The LGBTQ Studies program exercises its sense of community through partnerships with the Gender and Sexuality Center and other initiatives on campus like the alternative LGBTQ graduation ceremony Lavender Graduation. To kick off the program’s launch, the center hosted a Queer Camaraderie Symposium in January, where faculty invited guest lecturers who spoke about everything from modes of sexuality to being an LGBTQ person of color.

“There’s intragroup success when queer people get to hang around other queer people,” Hunt says. He says there is a chance for community success at events like the symposium. Someone who may have never been to a queer conference before might have a new experience relating to queer people and queer notions of community.

Director of the Center for Women’s and Gender Studies Susan Heinzelman says the center, with its increasing reach, hopes to become a department within the next two years. Departmentalization would increase the amount of resources, classes, and faculty they could provide for students, and would also increase the visibility of women’s and gender studies.

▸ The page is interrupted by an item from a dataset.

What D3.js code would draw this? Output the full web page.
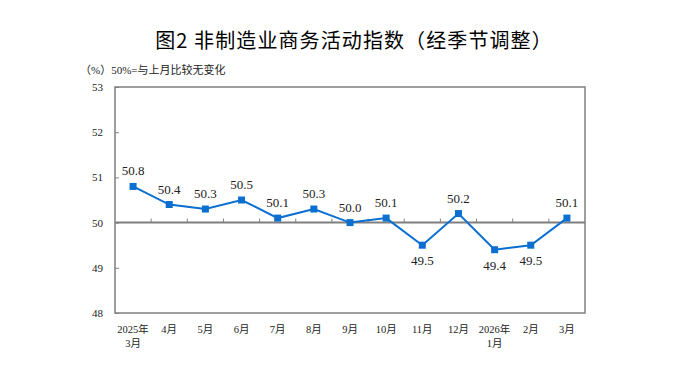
<!DOCTYPE html>
<meta charset="utf-8">
<script src="https://d3js.org/d3.v7.min.js"></script>
<style>
  body { margin: 0; background: #fff; }
</style>
<div id="my_dataviz"></div>
<script>

// categories (two-line labels) and values
var months = [["2025年", "3月"], ["4月"], ["5月"], ["6月"], ["7月"], ["8月"], ["9月"], ["10月"], ["11月"], ["12月"], ["2026年", "1月"], ["2月"], ["3月"]];
var values = [50.8, 50.4, 50.3, 50.5, 50.1, 50.3, 50.0, 50.1, 49.5, 50.2, 49.4, 49.5, 50.1];
var yTicks = [48, 49, 50, 51, 52, 53];

var W = 682, H = 371;
var margin = {top: 87, right: 97, bottom: 58, left: 115},
    width = W - margin.left - margin.right,
    height = H - margin.top - margin.bottom;

var svg = d3.select("#my_dataviz")
  .append("svg")
    .attr("width", W)
    .attr("height", H);

// title
svg.append("text")
  .attr("x", 354)
  .attr("y", 48)
  .style("text-anchor", "middle")
  .style("font-family", "'Noto Sans CJK SC'")
  .style("font-size", "20px")
  .style("letter-spacing", "1.1px")
  .style("fill", "#000")
  .text("图2  非制造业商务活动指数（经季节调整）");

// unit note
svg.append("text")
  .attr("x", 80)
  .attr("y", 74)
  .style("font-family", "'Liberation Serif', 'Noto Sans CJK SC'")
  .style("font-size", "11px")
  .style("fill", "#222")
  .text("（%）50%=与上月比较无变化");

var g = svg.append("g")
  .attr("transform", "translate(" + margin.left + "," + margin.top + ")");

var x = d3.scaleBand()
  .domain(d3.range(months.length))
  .range([0, width]);

var y = d3.scaleLinear()
  .domain([48, 53])
  .range([height, 0]);

// frame
g.append("rect")
  .attr("x", 0).attr("y", 0)
  .attr("width", width).attr("height", height)
  .style("fill", "none")
  .style("stroke", "#7f7f7f")
  .style("stroke-width", 1.5);

// y axis ticks and labels
var yAxis = g.append("g")
  .call(d3.axisLeft(y).tickValues(yTicks).tickSize(-4).tickPadding(12).tickFormat(d3.format("d")));
yAxis.select(".domain").remove();
yAxis.selectAll("line").style("stroke", "#7f7f7f");
yAxis.selectAll("text")
  .style("font-family", "'Liberation Serif'")
  .style("font-size", "11px")
  .style("fill", "#222");

// 50 baseline with category ticks pointing up
g.append("line")
  .attr("x1", 0).attr("x2", width)
  .attr("y1", y(50)).attr("y2", y(50))
  .style("stroke", "#7f7f7f")
  .style("stroke-width", 2);

g.selectAll(".ctick")
  .data(d3.range(1, months.length))
  .enter()
  .append("line")
    .attr("x1", function(d) { return x(d) })
    .attr("x2", function(d) { return x(d) })
    .attr("y1", y(50))
    .attr("y2", y(50) - 4)
    .style("stroke", "#7f7f7f")
    .style("stroke-width", 1);

// x labels
var xl = g.selectAll(".xl")
  .data(months)
  .enter()
  .append("text")
    .attr("x", function(d, i) { return x(i) + x.bandwidth() / 2 })
    .attr("y", height + 20)
    .style("text-anchor", "middle")
    .style("font-family", "'Liberation Serif', 'Noto Sans CJK SC'")
    .style("font-size", "10.5px")
    .style("fill", "#222");
xl.selectAll("tspan")
  .data(function(d) { return d })
  .enter()
  .append("tspan")
    .attr("x", function() { return d3.select(this.parentNode).attr("x") })
    .attr("dy", function(d, i) { return i === 0 ? 0 : 14 })
    .text(function(d) { return d });

// line
g.append("path")
  .datum(values)
  .attr("d", d3.line()
    .x(function(d, i) { return x(i) + x.bandwidth() / 2 })
    .y(function(d) { return y(d) })
  )
  .style("fill", "none")
  .style("stroke", "#0a6fd0")
  .style("stroke-width", 2);

// square markers
g.selectAll(".pt")
  .data(values)
  .enter()
  .append("rect")
    .attr("x", function(d, i) { return x(i) + x.bandwidth() / 2 - 3.5 })
    .attr("y", function(d) { return y(d) - 3.5 })
    .attr("width", 7)
    .attr("height", 7)
    .style("fill", "#0a6fd0");

// value labels
g.selectAll(".vl")
  .data(values)
  .enter()
  .append("text")
    .attr("x", function(d, i) { return x(i) + x.bandwidth() / 2 })
    .attr("y", function(d) { return d < 50 ? y(d) + 20 : y(d) - 11 })
    .style("text-anchor", "middle")
    .style("font-family", "'Liberation Serif'")
    .style("font-size", "13px")
    .style("fill", "#222")
    .text(function(d) { return d.toFixed(1) });

</script>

WGS majors have gone on to become lawyers, entrepreneurs, and reproductive health care professionals. Danea Johnson, BA ’13, who graduated with a dual degree in WGS and Middle Eastern studies, currently works for the Women’s Community Center of Central Texas. She says her experience as an undergrad helped her navigate the working world. “[My degree] helped to have some framework, especially when it comes to decentering privilege, whiteness, and understanding the world in different complex ways,” Johnson says.

For now, the faculty behind the LGBTQ Studies Program are celebrating moving into their new offices and getting a sign on the door. It means they are available to students, for both academic and general purposes.

“That has been the source of our strength, these informal relationships that sometimes we’ve had to carve out because we’re not being given formal resources by the university,” Cvetkovich says. “But I do feel like that power is a genuine one. Sometimes it’s the power of love, the power of connection, [the power] to turn things around.”